6) And what us football fans want to know, is there a point at which it will impact their ability to buy players and if so, when?

1) Can't be bothered to check but I'd guess its a 7/8/9/9 or 10 year structure where the senior debt is paid 1/3 after 7 years, 1/3 after 8, 1/3 after 9 years and the PIK + interest is due after 9/10 years

2) From a quick view of their finances they will have to refinance the majority of this debt. The debt burden is so large it is effectively permanent debt

3) Likely nothing

4) They are in a situation of effective permanent indebtedness so unless a sugar daddy steps in, yes, they should be s*** scared. All they need is 2-4 years of poor results (or a change to the income from sky/CL) and this explodes horribly

5) They are at the most leveraged end of the spectrum of all businesses worldwide.
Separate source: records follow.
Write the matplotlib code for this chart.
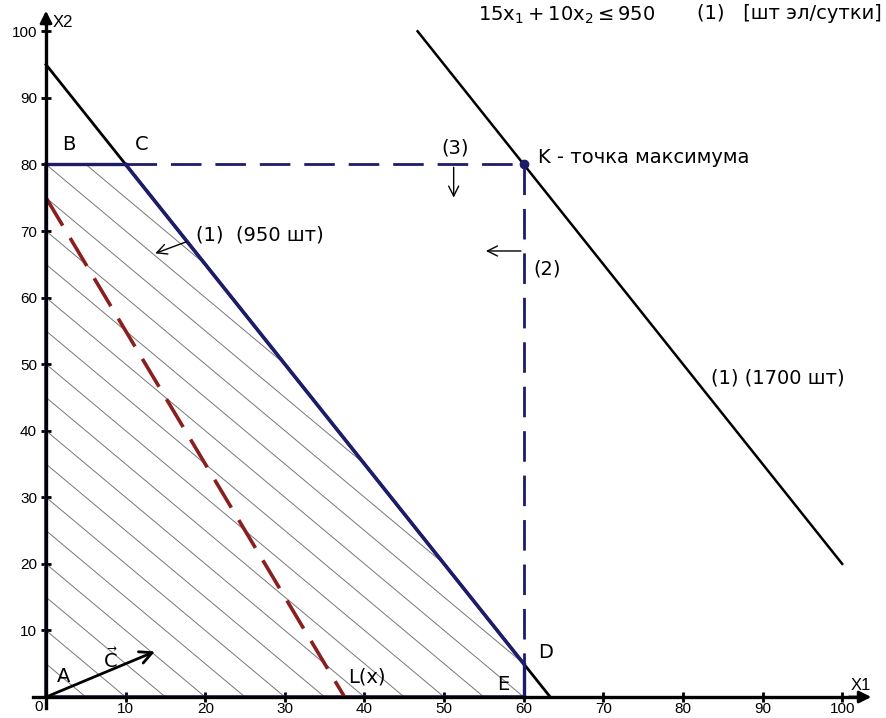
import matplotlib
matplotlib.use("Agg")
import matplotlib.pyplot as plt
import numpy as np
from matplotlib.patches import Polygon

plt.rcParams['font.family'] = ['Liberation Sans', 'DejaVu Sans']
plt.rcParams['mathtext.fontset'] = 'custom'
plt.rcParams['mathtext.rm'] = 'DejaVu Sans'
plt.rcParams['mathtext.it'] = 'DejaVu Sans'

NAVY = '#1c1c6a'
RED = '#8b1e1e'

# constraint data
line950 = ([0, 63.33], [95, 0])
line1700 = ([46.67, 100], [100, 20])
region_x = [0, 0, 10, 60, 60]
region_y = [0, 80, 80, 5, 0]
obj_x = [0, 37.5]
obj_y = [75, 0]
vec_c = (14, 7)
ticks = [10, 20, 30, 40, 50, 60, 70, 80, 90, 100]


def main():
    fig = plt.figure(figsize=(8.86, 7.18), dpi=100)
    ax = fig.add_axes([0, 0, 1, 1])
    ax.set_xlim(-5.78, 105.5)
    ax.set_ylim(-3.15, 104.7)

    # axes through origin
    for s in ['top', 'right']:
        ax.spines[s].set_visible(False)
    ax.spines['left'].set_position(('data', 0))
    ax.spines['bottom'].set_position(('data', 0))
    ax.spines['left'].set_bounds(-1.6, 101.5)
    ax.spines['bottom'].set_bounds(-1.6, 102)
    ax.spines['left'].set_linewidth(2.4)
    ax.spines['bottom'].set_linewidth(2.4)
    ax.set_xticks(ticks)
    ax.set_yticks(ticks)
    ax.tick_params(direction='inout', length=7, width=2, labelsize=11, pad=0, colors='black')
    ax.tick_params(axis='y', pad=3)
    ax.text(-0.4, -0.5, '0', ha='right', va='top', fontsize=11)
    ax.annotate('', xy=(104, 0), xytext=(100.5, 0),
                arrowprops=dict(arrowstyle='-|>', color='black', lw=2, mutation_scale=18),
                annotation_clip=False)
    ax.annotate('', xy=(0, 103.5), xytext=(0, 100.5),
                arrowprops=dict(arrowstyle='-|>', color='black', lw=2, mutation_scale=18),
                annotation_clip=False)
    ax.text(101.0, 1.0, 'X1', fontsize=12)
    ax.text(0.8, 100.6, 'X2', fontsize=12)

    # hatched feasible region
    poly = Polygon(list(zip(region_x, region_y)), closed=True, facecolor='none', edgecolor='none')
    ax.add_patch(poly)
    for k in range(1, 30):
        c = 5 * k
        ln, = ax.plot([0, c], [c, 0], color='#777777', lw=0.7)
        ln.set_clip_path(poly)

    # constraint (1): 950
    ax.plot(*line950, color='black', lw=2)
    ax.plot([10, 60], [80, 5], color=NAVY, lw=2.6)
    # constraint (1): 1700
    ax.plot(*line1700, color='black', lw=1.8)

    # region boundary
    ax.plot([0, 0], [0, 80], color=NAVY, lw=2.6)
    ax.plot([0, 10], [80, 80], color=NAVY, lw=2.4)
    ax.plot([0, 60], [0, 0], color=NAVY, lw=2.6)
    ax.plot([60, 60], [0, 5], color=NAVY, lw=2.4)
    ax.plot([10, 60], [80, 80], color=NAVY, lw=2, dashes=(11, 5))
    ax.plot([60, 60], [80, 5], color=NAVY, lw=2, dashes=(11, 5))

    # objective line
    ax.plot(obj_x, obj_y, color=RED, lw=2.6, dashes=(9, 4))

    # vector C
    ax.annotate('', xy=vec_c, xytext=(0, 0),
                arrowprops=dict(arrowstyle='->', color='black', lw=2, mutation_scale=22))

    # point K
    ax.plot([60], [80], 'o', color=NAVY, ms=6)

    # direction arrows
    arr = dict(arrowstyle='->', color='black', lw=1, mutation_scale=18)
    ax.annotate('', xy=(13.4, 66.5), xytext=(17.9, 68.5), arrowprops=arr)
    ax.annotate('', xy=(51.2, 74.6), xytext=(51.2, 80), arrowprops=arr)
    ax.annotate('', xy=(54.9, 67), xytext=(60, 67), arrowprops=arr)

    fs = 14
    lab = dict(fontsize=fs, family='DejaVu Sans')
    ax.text(2.0, 82.2, 'B', **lab)
    ax.text(11.2, 82.2, 'C', **lab)
    ax.text(61.8, 5.8, 'D', **lab)
    ax.text(56.6, 1.0, 'E', **lab)
    ax.text(1.3, 2.2, 'A', **lab)
    ax.text(7.2, 4.4, r'$\vec{\mathrm{C}}$', fontsize=fs)
    ax.text(38.0, 2.2, 'L(x)', **lab)
    ax.text(49.6, 81.6, '(3)', **lab)
    ax.text(61.2, 63.4, '(2)', **lab)
    ax.text(61.8, 80.2, 'K - точка максимума', **lab)
    ax.text(18.8, 68.6, '(1)  (950 шт)', **lab)
    ax.text(83.5, 47.1, '(1) (1700 шт)', **lab)
    ax.text(54.3, 101.6, r'$15\mathrm{x}_1+10\mathrm{x}_2 \leq 950$', fontsize=fs,
            clip_on=False)
    ax.text(81.8, 101.8, '(1)   [шт эл/сутки]', clip_on=False, **lab)

    fig.savefig('out.png', dpi=100)


if __name__ == "__main__":
    main()
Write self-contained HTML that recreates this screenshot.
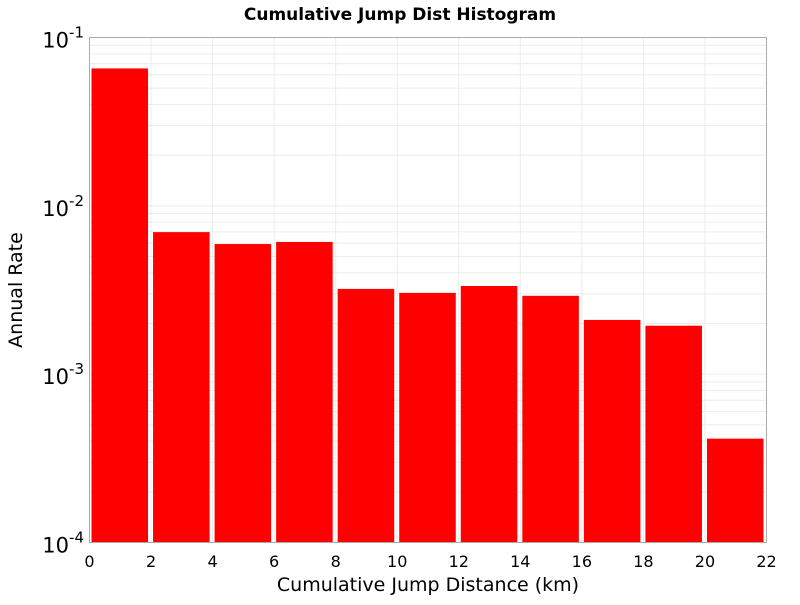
<!DOCTYPE html>
<html><head><meta charset="utf-8"><style>
body{margin:0;background:#fff;}
svg text{font-family:"DejaVu Sans","Liberation Sans",sans-serif;}
</style></head><body>
<svg id="chart" width="800" height="600" xmlns="http://www.w3.org/2000/svg">
<text x="400" y="20" text-anchor="middle" font-size="17" font-weight="bold">Cumulative Jump Dist Histogram</text>
<g id="grid"></g>
<g id="bars"></g>
<rect x="89.5" y="37.5" width="677" height="505" fill="none" stroke="#aaa"/>
<g id="xticks"></g>
<g id="yticks"></g>
<text x="428" y="591" text-anchor="middle" font-size="19">Cumulative Jump Distance (km)</text>
<text transform="translate(22,290) rotate(-90)" text-anchor="middle" font-size="19">Annual Rate</text>
</svg>
<script>
const binStarts=[0,2,4,6,8,10,12,14,16,18,20];
const rates=[0.0655,0.00698,0.00593,0.0061,0.00321,0.00304,0.00334,0.00292,0.0021,0.00194,0.000414];
const xTicks=[0,2,4,6,8,10,12,14,16,18,20,22];
const yExps=[-1,-2,-3,-4];
const NS="http://www.w3.org/2000/svg";
const L=89.5,R=766.5,T=37.5,B=542.5;
const xs=v=>L+(v-0)/22*(R-L);
const ys=v=>T+(-1-Math.log10(v))/3*(B-T);
function mk(t,a,p){const e=document.createElementNS(NS,t);for(const k in a)e.setAttribute(k,a[k]);p.appendChild(e);return e;}
const grid=document.getElementById('grid');
for(let e=-4;e<-1;e++){for(let m=1;m<10;m++){const y=ys(m*Math.pow(10,e));
const ln=mk('line',{x1:L,x2:R,y1:y,y2:y,stroke:'#ececec','stroke-width':1},grid);

}}
xTicks.forEach(v=>{const x=xs(v);
const ln=mk('line',{x1:x,x2:x,y1:T,y2:B,stroke:'#ececec','stroke-width':1},grid);


const t=mk('text',{x:x,y:567,'text-anchor':'middle','font-size':16},document.getElementById('xticks'));
t.textContent=v;

});
yExps.forEach(e=>{const y=ys(Math.pow(10,e));
const t=mk('text',{x:84,y:y+10,'text-anchor':'end','font-size':21},document.getElementById('yticks'));
t.innerHTML='10<tspan dy="-10" font-size="15">'+e+'</tspan>';

});
const bars=document.getElementById('bars');
binStarts.forEach((s,i)=>{const x0=xs(s)+2,x1=xs(s+2)-3,y=ys(rates[i]);
const r=mk('rect',{x:x0,y:y,width:x1-x0,height:B-y,fill:'#ff0000'},bars);

});
</script>
</body></html>
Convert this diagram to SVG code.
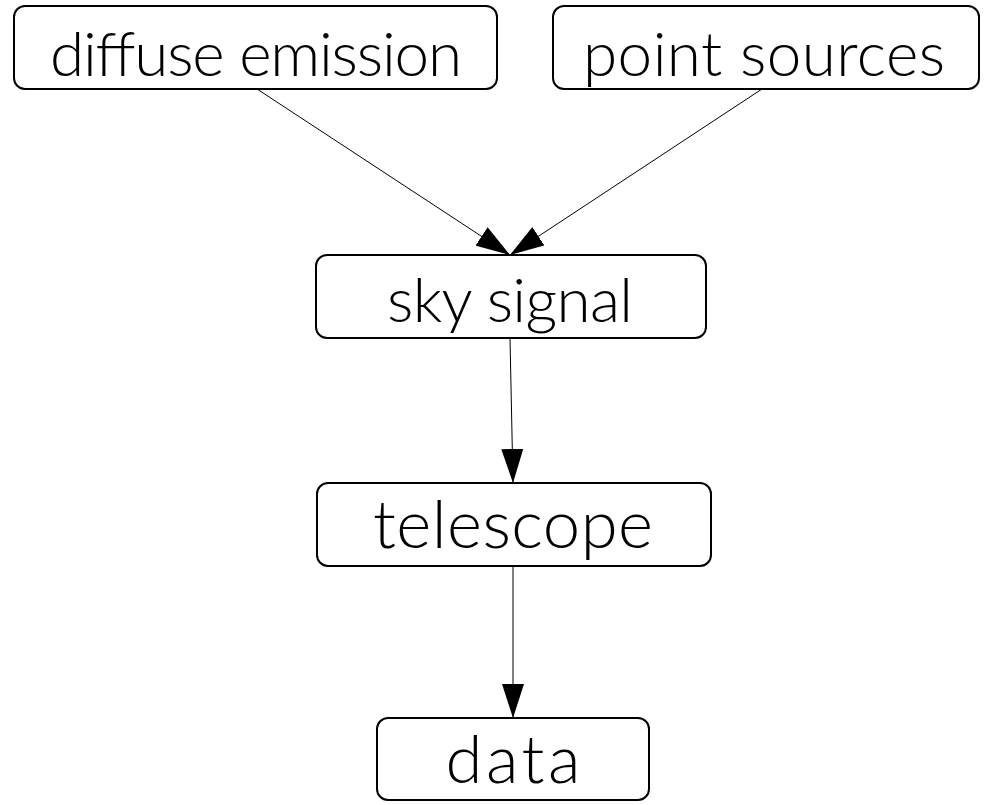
<svg xmlns="http://www.w3.org/2000/svg" width="993" height="805" viewBox="0 0 993 805">
<style>
.box{fill:#fff;stroke:#000;stroke-width:2}
.lbl{font-family:Lato,"Open Sans","Liberation Sans",sans-serif;font-weight:300;font-size:62px;fill:#000;text-anchor:middle}
.big{font-size:67px}
.edge{stroke:#000;stroke-width:1;fill:none}
</style>
<defs>
<marker id="arr" viewBox="0 0 34 22" refX="34" refY="11" markerWidth="34" markerHeight="22" markerUnits="userSpaceOnUse" orient="auto">
<path d="M0,0 L34,11 L0,22 Z" fill="#000"/>
</marker>
</defs>
<rect width="993" height="805" fill="#fff"/>
<g id="edges">
<line class="edge" x1="257" y1="89" x2="510" y2="255" marker-end="url(#arr)"/>
<line class="edge" x1="762" y1="89" x2="510" y2="255" marker-end="url(#arr)"/>
<line class="edge" x1="510" y1="338" x2="513" y2="483" marker-end="url(#arr)"/>
<line class="edge" x1="513" y1="566" x2="513" y2="718" marker-end="url(#arr)"/>
</g>
<g id="diffuse">
<rect class="box" x="14" y="6" width="483" height="83" rx="11"/>
<text class="lbl" x="256" y="76" textLength="412" lengthAdjust="spacing">diffuse emission</text>
</g>
<g id="point">
<rect class="box" x="553" y="6" width="426" height="83" rx="11"/>
<text class="lbl" x="764" y="76" textLength="362" lengthAdjust="spacing">point sources</text>
</g>
<g id="sky">
<rect class="box" x="316" y="255" width="390" height="83" rx="11"/>
<text class="lbl" x="510" y="322" textLength="246" lengthAdjust="spacing">sky signal</text>
</g>
<g id="telescope">
<rect class="box" x="317" y="483" width="394" height="83" rx="11"/>
<text class="lbl big" x="513" y="548" textLength="280" lengthAdjust="spacing">telescope</text>
</g>
<g id="data">
<rect class="box" x="377" y="718" width="272" height="82" rx="11"/>
<text class="lbl big" x="513" y="783" textLength="135" lengthAdjust="spacing">data</text>
</g>
</svg>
As a general rule, businesses with this kind of leverage in any industry have over a 50% (potentially 75%+ according to some sources) probability of default in this economic environment. Football is a bit different, so I don't think they are in this league, but it is precarious. However I think the same applies to us aswell (although this is because the maturity on our loans are much closer and refinancing will be challenging, rather than an inability for LFC to meet interest payments and to pay down the debt balance).

6) Yes. I don't know - it depends on the Glazers and the finance providers flexibility so I can't answer the question.

Posted

Cheers Boohog.

It's great having someone on this forum that can put the financial side of things in perspective - and takes the time to do so with some pretty detailed answers.